Social media posts sought to link the strike to a series of other US attacks on al-Qaeda affiliates in northern Syria in which US drones have used a secretive “ninja” weapon. This is the R9X, a version of the Hellfire missile that has its warhead removed and replaced with six swords. It slams into a car or person using the swords to kill but is incredibly accurate, rarely harming those near the target. The impact is not supposed to cause an explosion and thus cuts down on collateral damage.

New videos of the “ninja” weapon have been released showing three recovered versions of it. The weapons that were recovered have letters and numbers on them and say AGM R9X. This isn’t exactly clandestine then, since leaving the name on the missile doesn’t make it plausible to deny its existence. Reports last year already provided evidence about the weapon’s existence to US media, a kind of warning to the al-Qaeda and ISIS affiliates that this flying group of steak knives backed by 100 lbs of Hellfire missile was coming for them.

The gruesome remains of the target in Al-Bab show what this weapon can allegedly do. The other remains from a car earlier this month in Idlib also show that the occupant was eviscerated. The car was covered in blood on the inside. The killing of the motorcyclist would be at least the fourth incident using this weapon. However, there are questions about whether this was the same munition used or something else happened to the man on the motorcycle. Since the US doesn’t comment on these strikes it might be impossible to know.

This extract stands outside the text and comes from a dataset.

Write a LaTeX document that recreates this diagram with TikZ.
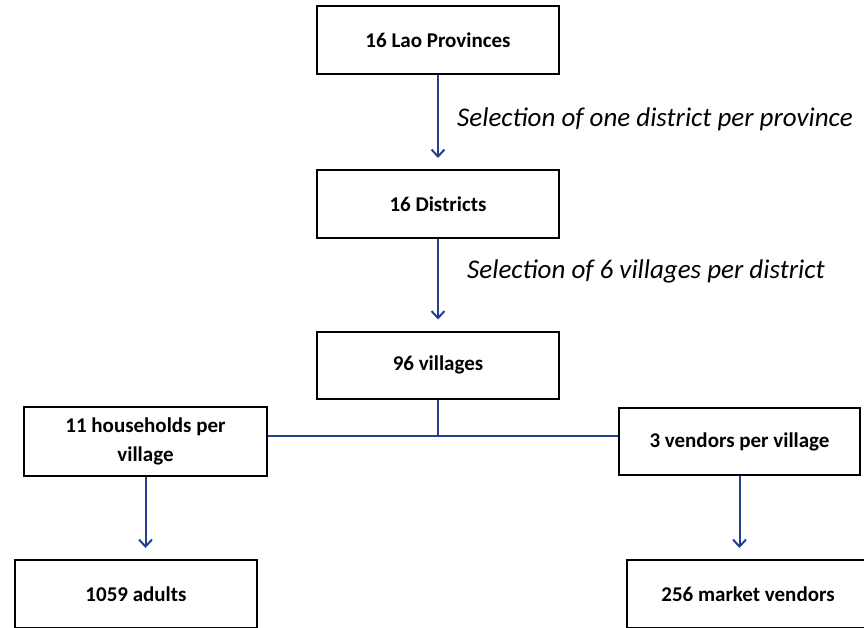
\documentclass[tikz,border=0pt]{standalone}
\usepackage{fontspec}
\setmainfont{Carlito}
\usetikzlibrary{arrows.meta}
\definecolor{arrowblue}{RGB}{36,64,142}
\newcommand*{\BoxW}{242}
\newcommand*{\BoxH}{68}

\begin{document}
\begin{tikzpicture}[x=1pt,y=-1pt,
    stagebox/.style={draw=black,line width=2pt,fill=white,minimum width=\BoxW pt,
      minimum height=\BoxH pt,inner sep=2pt,align=center,
      font=\fontsize{21}{29}\selectfont\bfseries},
    steplabel/.style={anchor=west,inner sep=0pt,font=\fontsize{27}{30}\selectfont\itshape},
    flow/.style={draw=arrowblue,line width=2pt,-{Straight Barb[length=7pt,width=13pt,line width=2pt]},
      shorten >=11pt},
    link/.style={draw=arrowblue,line width=2pt}]
        \useasboundingbox (0,0) rectangle (864,628);
        % main chain
        \node[stagebox] (prov) at (438,40) {16 Lao Provinces};
        \node[stagebox] (dist) at (438,204) {16 Districts};
        \node[stagebox,minimum height=67pt] (vill) at (438,365) {96 villages};
        % two branches
        \node[stagebox,minimum width=243pt,minimum height=69pt] (hh) at (145.5,441.5) {11 households per\\village};
        \node[stagebox,minimum width=241pt,minimum height=67pt] (vend) at (739.5,441.5) {3 vendors per village};
        \node[stagebox] (adult) at (136,594) {1059 adults};
        \node[stagebox] (mkt) at (748,594) {256 market vendors};
        % selection labels
        \node[steplabel] (selA) at (457,119) {Selection of one district per province};
        \node[steplabel] (selB) at (467,271) {Selection of 6 villages per district};
        \coordinate (split) at (438,436);
        \draw[flow] (prov) -- (dist);
        \draw[flow] (dist) -- (vill);
        \draw[link] (vill.south) -- (split);
        \draw[link] (hh.east |- split) -- (vend.west |- split);
        \draw[flow] (hh.south) -- (hh.south |- adult.north);
        \draw[flow] (vend.south) -- (vend.south |- mkt.north);
\end{tikzpicture}
\end{document}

What the US does comment on is other strikes it carries out against ISIS in Iraq. Washington recently carried out a strike on an ISIS hideout in Iraq's Nineveh plains. US-led coalition spokesman Myles Caggins tweeted that ISIS “remnants can’t hide. Daesh [ISIS] leaders are getting killed or captured leaving their lowly terrorist followers dazed & disillusioned," adding that the June 19 airstrike "blasted a ISIS hideout" there.